Al Capone's Connection to Cleveland's Northfield Park

Ralph DiMatteo History

Al Capone Mugshot Photo

“Every nineteen minutes the place goes crazy” was the slogan for Northfield Park during its heyday of promoting night racing, date nights and, even for a time, a micro brewery. The motto remains, though it's hardly ever heard anymore, and something even more interesting about Northfield Park might just be its ties to one Alphonse Gabriel Capone of Chicago.

The spot where Northfield Park stands today began as Sportsman Park in the early 1920s and was originally a greyhound racing track. Details about the financial woes the track experienced seem to be centered around the fact that greyhound race betting was being debated in the state legislature.

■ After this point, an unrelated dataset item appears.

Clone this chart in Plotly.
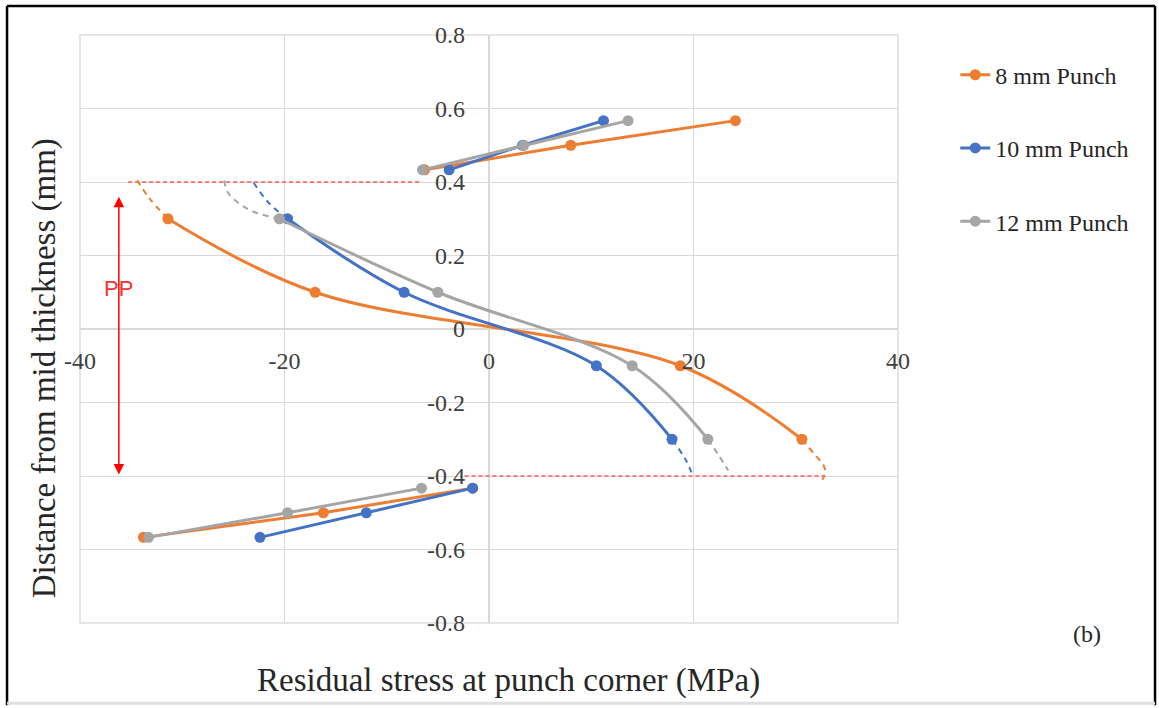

Here is where Al Capone comes into the story, even though the details of how and why are hard to come by. It seems as though his Chicago syndicate saw an opportunity to perhaps tip the scales a bit to help the betting legislation through by investing in the track, most likely at a time when they could buy in for a great price hoping to capitalize on the profits should the betting measure be approved.

That was not to be the case, however, and the track was closed in 1934 when the legislation did not pass.

The park then reopened in 1936 as an auto racing oval, and admittedly we were not able to uncover any evidence that Capone’s syndicate was involved in that venture, but it could be reasonable to assume that if Capone thought that his public involvement would prevent the venture from happening, he may have chosen to remain a “silent partner." Purely a guess, but like we said, a fairly reasonable conclusion, as Capone was never someone to go down without a fight, literally in most cases.

The midget race cars became stock car racing and the track was very successful for 20 years before closing in 1956 to get ready to become what it still is today: Northfield Park, home to harness racing.

Northfield Park became one of the premier harness racing tracks in the country under the ownership of Carl Milstein, who purchased the park in 1972 and brought nighttime racing excitement to the area through a variety of promotions.

You couldn’t turn on local radio or television and not hear one of the commercials with that jingle. On television, you also saw images of younger groups of adults taking part in the fun and energy of date nights at the track. It really became the place to be during the 80s and into the 90s.

Flash forward to 2009 when slot machines were installed, awaiting then-Governor John Kasich’s approval. And just four years later, in December of 2013 with 2,300 betting terminals, the complex was renamed the Hard Rock Rocksino Northfield Park.

The rebranding wasn’t over, as MGM Growth Opportunities bought the property from the Milstein family in 2018 and once again rebranded as MGM Northfield Park, which is how it remains today.

Today, a visit to the property shows Northfield Park and the MGM proudly standing side by side on the very spot that one Mister Al Capone may have stood. But honestly, that really isn’t the biggest part of the story.

What the complex has evolved into has become a jewel to the area and offers something for everyone when they visit: State-of-the-art televisions for viewing any sporting event desired; private, exclusive seating areas; world-class dining; full-service bars; a concert venue; and, of course, Northfield Park’s racing card as well as simulcast racing from other harness tracks around the country.

So while we may have embellished a bit how Capone’s early involvement in the property led to what MGM Northfield Park is today, it's still a pretty cool tale to tell.